## EXERCISE OBJECTIVE
Everything from the first line down to the line containing "const yTicksMin = -26, yTicksMax" is to be retyped exactly, both ends included, with pictures left out.

## DATA EXTRACT
>> begin
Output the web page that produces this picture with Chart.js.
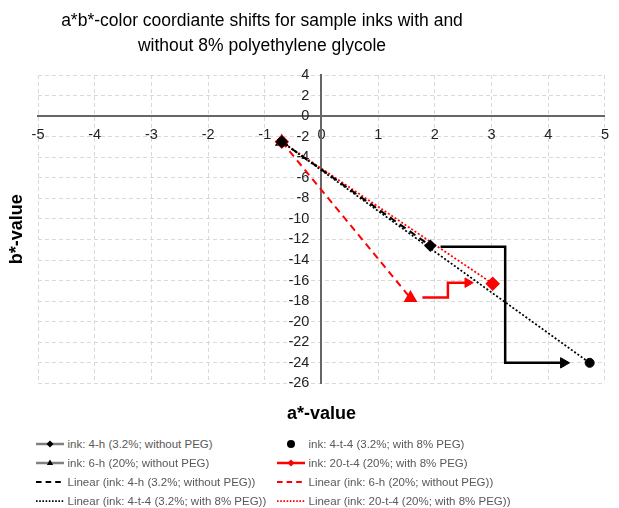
<!DOCTYPE html>
<html>
<head>
<meta charset="utf-8">
<script src="https://cdn.jsdelivr.net/npm/chart.js@4.4.0/dist/chart.umd.min.js"></script>
<style>
  body { margin: 0; background: #fff; font-family: Arial, "Liberation Sans", sans-serif; }
  #wrap { position: relative; width: 619px; height: 508px; }
  #title { position: absolute; left: 0; top: 8px; width: 524px; text-align: center; font-size: 17.5px; line-height: 25px; color: #000; }
  #chartBox { position: absolute; left: 0; top: 0; }
  #legend { position: absolute; left: 36px; top: 435px; display: grid; grid-template-columns: 241px 300px; grid-auto-rows: 18.8px; font-size: 11.5px; color: #595959; }
  .item { display: flex; align-items: center; white-space: nowrap; }
  .item canvas { margin-right: 3.5px; }
</style>
</head>
<body>
<div id="wrap">
  <div id="chartBox"><canvas id="abChart" width="619" height="430"></canvas></div>
  <div id="title">a*b*-color coordiante shifts for sample inks with and<br>without 8% polyethylene glycole</div>
  <div id="legend"></div>
</div>
<script>
// точки (a*, b*)
const ink4hA = [-0.7, 1.92];
const ink4hB = [-2.5, -12.6];
const ink6hA = [-0.7, 1.57];
const ink6hB = [-2.5, -17.7];
const ink4t4A = [-0.7, 4.73];
const ink4t4B = [-2.5, -24.0];
const ink20t4A = [-0.7, 3.02];
const ink20t4B = [-2.5, -16.3];

// стрелки на графике
const blackArrowA = [2.1, 3.24, 3.24, 4.27];
const blackArrowB = [-12.7, -12.7, -24.0, -24.0];
const redArrowA = [1.78, 2.23, 2.23, 2.58];
const redArrowB = [-17.65, -17.65, -16.2, -16.2];

// оси
const xTicksMin = -5, xTicksMax = 5, xStep = 1;
const yTicksMin = -26, yTicksMax = 4, yStep = 2;

const RED = '#ff0000';
const BLACK = '#000000';
const GRAY = '#808080';
const FONT = 'Arial, "Liberation Sans", sans-serif';

function toPoints(xs, ys) {
    return xs.map((x, i) => ({ x: x, y: ys[i] }));
}

// линейный тренд (как в Excel)
function linearFit(xs, ys) {
    const n = xs.length;
    const mx = xs.reduce((a, b) => a + b, 0) / n;
    const my = ys.reduce((a, b) => a + b, 0) / n;
    let sxy = 0, sxx = 0;
    for (let i = 0; i < n; i++) {
        sxy += (xs[i] - mx) * (ys[i] - my);
        sxx += (xs[i] - mx) * (xs[i] - mx);
    }
    const k = sxy / sxx;
    const b = my - k * mx;
    const x0 = Math.min(...xs), x1 = Math.max(...xs);
    return [{ x: x0, y: k * x0 + b }, { x: x1, y: k * x1 + b }];
}

const datasets = [
    {
        label: 'ink: 4-t-4 (3.2%; with 8% PEG)',
        data: toPoints(ink4t4A, ink4t4B),
        showLine: false, borderColor: 'transparent',
        pointStyle: 'circle', pointRadius: 4.5,
        pointBackgroundColor: BLACK, pointBorderColor: BLACK
    },
    {
        label: 'ink: 4-h (3.2%; without PEG)',
        data: toPoints(ink4hA, ink4hB),
        showLine: false, borderColor: GRAY, borderWidth: 2.5,
        pointStyle: 'rectRot', pointRadius: 4.5,
        pointBackgroundColor: BLACK, pointBorderColor: BLACK
    },
    {
        label: 'ink: 20-t-4 (20%; with 8% PEG)',
        data: toPoints(ink20t4A, ink20t4B),
        showLine: false, borderColor: RED, borderWidth: 2.5,
        pointStyle: 'rectRot', pointRadius: 5.5,
        pointBackgroundColor: RED, pointBorderColor: RED
    },
    {
        label: 'ink: 6-h (20%; without PEG)',
        data: toPoints(ink6hA, ink6hB),
        showLine: false, borderColor: GRAY, borderWidth: 2.5,
        pointStyle: 'triangle', pointRadius: 5.5,
        pointBackgroundColor: [BLACK, RED], pointBorderColor: [BLACK, RED]
    },
    {
        label: 'arrow black',
        data: toPoints(blackArrowA, blackArrowB),
        showLine: true, borderColor: BLACK, borderWidth: 2.5,
        pointStyle: 'triangle', pointRadius: [0, 0, 0, 6], pointRotation: 90,
        pointBackgroundColor: BLACK, pointBorderColor: BLACK, pointBorderWidth: 1
    },
    {
        label: 'arrow red',
        data: toPoints(redArrowA, redArrowB),
        showLine: true, borderColor: RED, borderWidth: 2.5,
        pointStyle: 'triangle', pointRadius: [0, 0, 0, 5.5], pointRotation: 90,
        pointBackgroundColor: RED, pointBorderColor: RED, pointBorderWidth: 1
    },
    {
        label: 'Linear (ink: 4-h (3.2%; without PEG))',
        data: linearFit(ink4hA, ink4hB),
        showLine: true, borderColor: BLACK, borderWidth: 2, borderDash: [7, 5], pointRadius: 0
    },
    {
        label: 'Linear (ink: 6-h (20%; without PEG))',
        data: linearFit(ink6hA, ink6hB),
        showLine: true, borderColor: RED, borderWidth: 2, borderDash: [7, 5], pointRadius: 0
    },
    {
        label: 'Linear (ink: 4-t-4 (3.2%; with 8% PEG))',
        data: linearFit(ink4t4A, ink4t4B),
        showLine: true, borderColor: BLACK, borderWidth: 1.75, borderDash: [2, 2], pointRadius: 0
    },
    {
        label: 'Linear (ink: 20-t-4 (20%; with 8% PEG))',
        data: linearFit(ink20t4A, ink20t4B),
        showLine: true, borderColor: RED, borderWidth: 1.75, borderDash: [2, 2], pointRadius: 0
    }
];
datasets.forEach(ds => { ds.xAxisID = 'x'; ds.yAxisID = 'y'; });

const legendOrder = [
    'ink: 4-h (3.2%; without PEG)', 'ink: 4-t-4 (3.2%; with 8% PEG)',
    'ink: 6-h (20%; without PEG)', 'ink: 20-t-4 (20%; with 8% PEG)',
    'Linear (ink: 4-h (3.2%; without PEG))', 'Linear (ink: 6-h (20%; without PEG))',
    'Linear (ink: 4-t-4 (3.2%; with 8% PEG))', 'Linear (ink: 20-t-4 (20%; with 8% PEG))'
];

const tickFont = { family: FONT, size: 14.5 };

const abChart = new Chart(document.getElementById('abChart'), {
    type: 'scatter',
    data: { datasets: datasets },
    options: {
        responsive: false,
        animation: false,
        layout: { padding: { top: 75, right: 6, bottom: 1 } },
        scales: {
            x: {
                type: 'linear', min: xTicksMin, max: xTicksMax, position: { y: 0 },
                ticks: { stepSize: xStep, padding: 10, color: '#222', font: tickFont },
                grid: { color: '#d9d9d9', lineWidth: 1, drawTicks: false },
                border: { display: true, color: '#666', width: 2, dash: [4, 3] }
            },
            y: {
                type: 'linear', min: yTicksMin, max: yTicksMax, position: { x: 0 },
                // подписи слева от оси (отступ пробелами)
                ticks: { stepSize: yStep, color: '#222', font: tickFont, callback: v => v + '   ' },
                grid: { color: '#d9d9d9', lineWidth: 1, drawTicks: false },
                border: { display: true, color: '#666', width: 2, dash: [4, 3] }
            },
            xTitle: {
                type: 'linear', position: 'bottom',
                ticks: { display: false },
                grid: { display: false, drawTicks: false },
                border: { display: false },
                title: { display: true, text: 'a*-value', color: '#000',
                    font: { family: FONT, size: 18, weight: 'bold' }, padding: { top: 20, bottom: 4 } }
            },
            yTitle: {
                type: 'linear', position: 'left',
                ticks: { display: false },
                grid: { display: false, drawTicks: false },
                border: { display: false },
                title: { display: true, text: 'b*-value', color: '#000',
                    font: { family: FONT, size: 18, weight: 'bold' }, padding: { top: 6.7, bottom: 9.7 } }
            }
        },
        plugins: {
            legend: { display: false },
            tooltip: { enabled: false }
        }
    }
});

// легенда
function drawMarker(ctx, style, x, y, r, color) {
    ctx.fillStyle = color;
    ctx.beginPath();
    if (style === 'circle') {
        ctx.arc(x, y, r, 0, Math.PI * 2);
    } else if (style === 'rectRot') {
        ctx.moveTo(x, y - r); ctx.lineTo(x + r, y); ctx.lineTo(x, y + r); ctx.lineTo(x - r, y);
    } else if (style === 'triangle') {
        ctx.moveTo(x, y - r); ctx.lineTo(x + r * 0.9, y + r * 0.6); ctx.lineTo(x - r * 0.9, y + r * 0.6);
    }
    ctx.closePath();
    ctx.fill();
}

const legendEl = document.getElementById('legend');
legendOrder.forEach(label => {
    const ds = datasets.find(d => d.label === label);
    const item = document.createElement('div');
    item.className = 'item';
    const c = document.createElement('canvas');
    c.width = 28; c.height = 14;
    const ctx = c.getContext('2d');
    if (ds.borderColor !== 'transparent') {
        ctx.strokeStyle = ds.borderColor;
        ctx.lineWidth = ds.borderWidth;
        ctx.setLineDash(ds.borderDash ? ds.borderDash.map(v => v * 0.8) : []);
        ctx.beginPath();
        ctx.moveTo(0, 7); ctx.lineTo(28, 7);
        ctx.stroke();
    }
    if (ds.pointRadius && !Array.isArray(ds.pointRadius) && ds.pointRadius > 0) {
        const col = Array.isArray(ds.pointBackgroundColor) ? ds.pointBackgroundColor[0] : ds.pointBackgroundColor;
        drawMarker(ctx, ds.pointStyle, 14, 7, ds.pointStyle === 'circle' ? 4 : 3.5, col);
    }
    const span = document.createElement('span');
    span.textContent = label;
    item.appendChild(c);
    item.appendChild(span);
    legendEl.appendChild(item);
});
</script>
</body>
</html>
>> end
## ANSWER TO THIS TASK
Output the web page that produces this picture with Chart.js.
<!DOCTYPE html>
<html>
<head>
<meta charset="utf-8">
<script src="https://cdn.jsdelivr.net/npm/chart.js@4.4.0/dist/chart.umd.min.js"></script>
<style>
  body { margin: 0; background: #fff; font-family: Arial, "Liberation Sans", sans-serif; }
  #wrap { position: relative; width: 619px; height: 508px; }
  #title { position: absolute; left: 0; top: 8px; width: 524px; text-align: center; font-size: 17.5px; line-height: 25px; color: #000; }
  #chartBox { position: absolute; left: 0; top: 0; }
  #legend { position: absolute; left: 36px; top: 435px; display: grid; grid-template-columns: 241px 300px; grid-auto-rows: 18.8px; font-size: 11.5px; color: #595959; }
  .item { display: flex; align-items: center; white-space: nowrap; }
  .item canvas { margin-right: 3.5px; }
</style>
</head>
<body>
<div id="wrap">
  <div id="chartBox"><canvas id="abChart" width="619" height="430"></canvas></div>
  <div id="title">a*b*-color coordiante shifts for sample inks with and<br>without 8% polyethylene glycole</div>
  <div id="legend"></div>
</div>
<script>
// точки (a*, b*)
const ink4hA = [-0.7, 1.92];
const ink4hB = [-2.5, -12.6];
const ink6hA = [-0.7, 1.57];
const ink6hB = [-2.5, -17.7];
const ink4t4A = [-0.7, 4.73];
const ink4t4B = [-2.5, -24.0];
const ink20t4A = [-0.7, 3.02];
const ink20t4B = [-2.5, -16.3];

// стрелки на графике
const blackArrowA = [2.1, 3.24, 3.24, 4.27];
const blackArrowB = [-12.7, -12.7, -24.0, -24.0];
const redArrowA = [1.78, 2.23, 2.23, 2.58];
const redArrowB = [-17.65, -17.65, -16.2, -16.2];

// оси
const xTicksMin = -5, xTicksMax = 5, xStep = 1;
const yTicksMin = -26, yTicksMax = 4, yStep = 2;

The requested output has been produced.